= TASK BRIEF =
All the data must come back unchanged, except that pictures are left out.

= DATA FOR THE TASK =

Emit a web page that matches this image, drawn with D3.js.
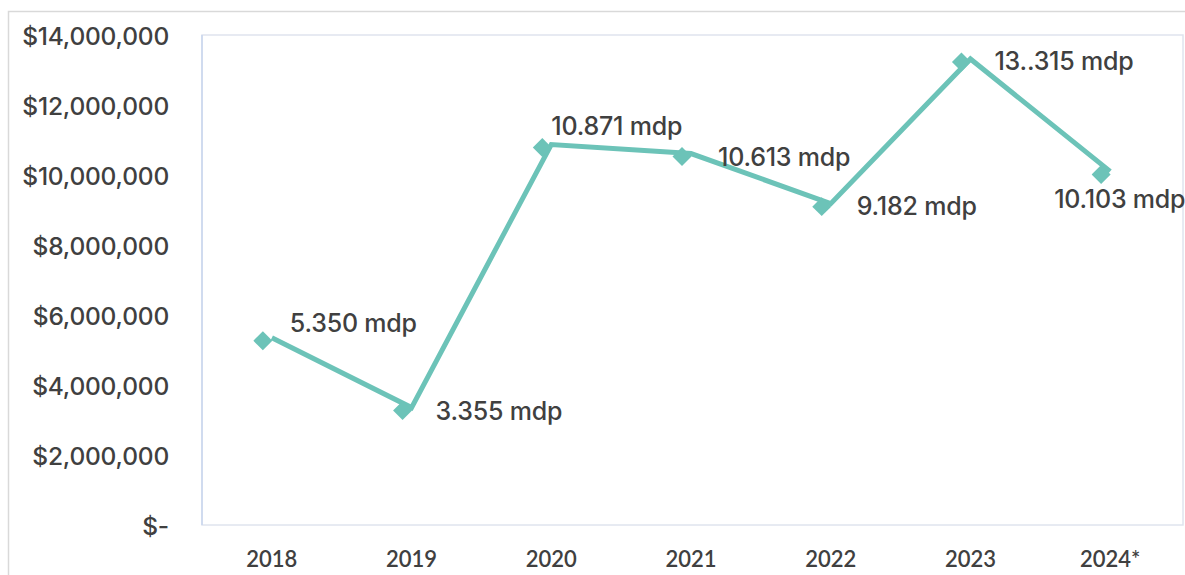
<!DOCTYPE html>
<html><head><meta charset="utf-8">
<script src="https://cdn.jsdelivr.net/npm/d3@7"></script>
<style>body{margin:0;background:#fff;}svg{display:block;font-family:Inter,"Open Sans",sans-serif;}</style>
</head><body><svg id="c" width="1185" height="575"></svg>
<script>
const categories = ["2018","2019","2020","2021","2022","2023","2024*"];
const values = [5350000,3355000,10871000,10613000,9182000,13315000,10103000];
const valueLabels = ["5.350 mdp","3.355 mdp","10.871 mdp","10.613 mdp","9.182 mdp","13..315 mdp","10.103 mdp"];
const yTicks = [0,2000000,4000000,6000000,8000000,10000000,12000000,14000000];
// label offsets relative to point (layout only)
const labelDx = [18,24,0,27,26,24,-56];
const labelDy = [-15,4,-18,4,3,2,28];

const svg = d3.select("#c");
const m = {l:202, r:1180, t:35, b:525};
const color = "#6cc3b8";

svg.append("rect").attr("x",8.5).attr("y",11.5).attr("width",1200).attr("height",600)
  .attr("fill","none").attr("stroke","#d9d9d9").attr("stroke-width",1.5);

const x = d3.scaleBand().domain(categories).range([m.l, m.r]);
const y = d3.scaleLinear().domain([0,14000000]).range([m.b, m.t]);

svg.append("rect").attr("x",m.l).attr("y",m.t).attr("width",m.r-m.l+3).attr("height",m.b-m.t)
  .attr("fill","none").attr("stroke","#dfe4ee").attr("stroke-width",1.5);
svg.append("line").attr("x1",m.l).attr("x2",m.l).attr("y1",m.t).attr("y2",m.b).attr("stroke","#c9d6ee").attr("stroke-width",1.5);

const fmt = v => v===0 ? "$-" : "$"+d3.format(",")(v);
const yAxis = d3.axisLeft(y).tickValues(yTicks).tickFormat(fmt).tickSize(0).tickPadding(0);
const gy = svg.append("g").attr("transform",`translate(169,2)`).call(yAxis);
gy.select(".domain").remove();
gy.selectAll("text").attr("font-size",24.5).attr("fill","#404040").attr("font-weight",500)
  .attr("font-family","Inter").attr("letter-spacing","-0.2");

const xAxis = d3.axisBottom(x).tickSize(0).tickPadding(0);
const gx = svg.append("g").attr("transform",`translate(0,551)`).call(xAxis);
gx.select(".domain").remove();
gx.selectAll("text").attr("font-size",22).attr("fill","#404040").attr("font-weight",600)
  .attr("font-family","Lato");

const cx = d => x(d) + x.bandwidth()/2;
const line = d3.line().x((d,i)=>cx(categories[i])).y(d=>y(d));
svg.append("path").datum(values).attr("d",line).attr("fill","none")
  .attr("stroke",color).attr("stroke-width",5).attr("stroke-linejoin","miter");

svg.append("g").selectAll("path").data(values).join("path")
  .attr("d", d3.symbol(d3.symbolSquare, 180))
  .attr("transform",(d,i)=>`translate(${cx(categories[i])-9},${y(d)+3}) rotate(45)`)
  .attr("fill",color);

svg.append("g").selectAll("text").data(values).join("text")
  .attr("x",(d,i)=>cx(categories[i])+labelDx[i])
  .attr("y",(d,i)=>y(d)+labelDy[i])
  .attr("dy","0.35em")
  .attr("font-size",25).attr("fill","#404040").attr("font-weight",500)
  .attr("letter-spacing","-0.2")
  .text((d,i)=>valueLabels[i]);
</script></body></html>
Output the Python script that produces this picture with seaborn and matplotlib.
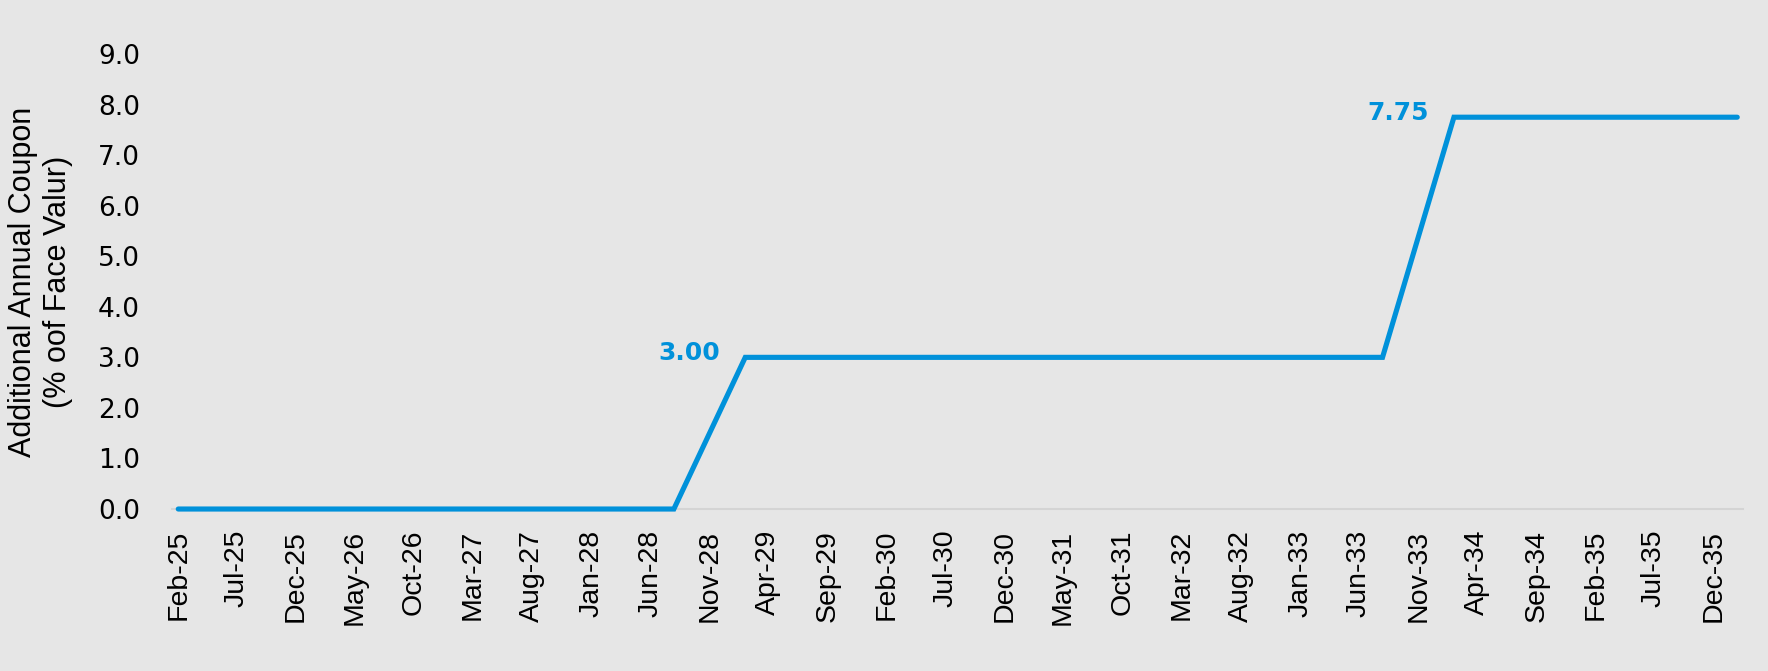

= RESULT OF THIS EXERCISE =
Emit a web page that matches this image, drawn with D3.js.
<!DOCTYPE html>
<html><head><meta charset="utf-8">
<script src="https://cdn.jsdelivr.net/npm/d3@7"></script>
<style>body{margin:0;background:#fff;}svg{display:block;font-family:Inter,"Open Sans",sans-serif;}</style>
</head><body><svg id="c" width="1185" height="575"></svg>
<script>
const categories = ["2018","2019","2020","2021","2022","2023","2024*"];
const values = [5350000,3355000,10871000,10613000,9182000,13315000,10103000];
const valueLabels = ["5.350 mdp","3.355 mdp","10.871 mdp","10.613 mdp","9.182 mdp","13..315 mdp","10.103 mdp"];
const yTicks = [0,2000000,4000000,6000000,8000000,10000000,12000000,14000000];
// label offsets relative to point (layout only)
const labelDx = [18,24,0,27,26,24,-56];
const labelDy = [-15,4,-18,4,3,2,28];

const svg = d3.select("#c");
const m = {l:202, r:1180, t:35, b:525};
const color = "#6cc3b8";

svg.append("rect").attr("x",8.5).attr("y",11.5).attr("width",1200).attr("height",600)
  .attr("fill","none").attr("stroke","#d9d9d9").attr("stroke-width",1.5);

const x = d3.scaleBand().domain(categories).range([m.l, m.r]);
const y = d3.scaleLinear().domain([0,14000000]).range([m.b, m.t]);

svg.append("rect").attr("x",m.l).attr("y",m.t).attr("width",m.r-m.l+3).attr("height",m.b-m.t)
  .attr("fill","none").attr("stroke","#dfe4ee").attr("stroke-width",1.5);
svg.append("line").attr("x1",m.l).attr("x2",m.l).attr("y1",m.t).attr("y2",m.b).attr("stroke","#c9d6ee").attr("stroke-width",1.5);

const fmt = v => v===0 ? "$-" : "$"+d3.format(",")(v);
const yAxis = d3.axisLeft(y).tickValues(yTicks).tickFormat(fmt).tickSize(0).tickPadding(0);
const gy = svg.append("g").attr("transform",`translate(169,2)`).call(yAxis);
gy.select(".domain").remove();
gy.selectAll("text").attr("font-size",24.5).attr("fill","#404040").attr("font-weight",500)
  .attr("font-family","Inter").attr("letter-spacing","-0.2");

const xAxis = d3.axisBottom(x).tickSize(0).tickPadding(0);
const gx = svg.append("g").attr("transform",`translate(0,551)`).call(xAxis);
gx.select(".domain").remove();
gx.selectAll("text").attr("font-size",22).attr("fill","#404040").attr("font-weight",600)
  .attr("font-family","Lato");

const cx = d => x(d) + x.bandwidth()/2;
const line = d3.line().x((d,i)=>cx(categories[i])).y(d=>y(d));
svg.append("path").datum(values).attr("d",line).attr("fill","none")
  .attr("stroke",color).attr("stroke-width",5).attr("stroke-linejoin","miter");

svg.append("g").selectAll("path").data(values).join("path")
  .attr("d", d3.symbol(d3.symbolSquare, 180))
  .attr("transform",(d,i)=>`translate(${cx(categories[i])-9},${y(d)+3}) rotate(45)`)
  .attr("fill",color);

svg.append("g").selectAll("text").data(values).join("text")
  .attr("x",(d,i)=>cx(categories[i])+labelDx[i])
  .attr("y",(d,i)=>y(d)+labelDy[i])
  .attr("dy","0.35em")
  .attr("font-size",25).attr("fill","#404040").attr("font-weight",500)
  .attr("letter-spacing","-0.2")
  .text((d,i)=>valueLabels[i]);
</script></body></html>
Output the Python script that produces this picture with seaborn and matplotlib.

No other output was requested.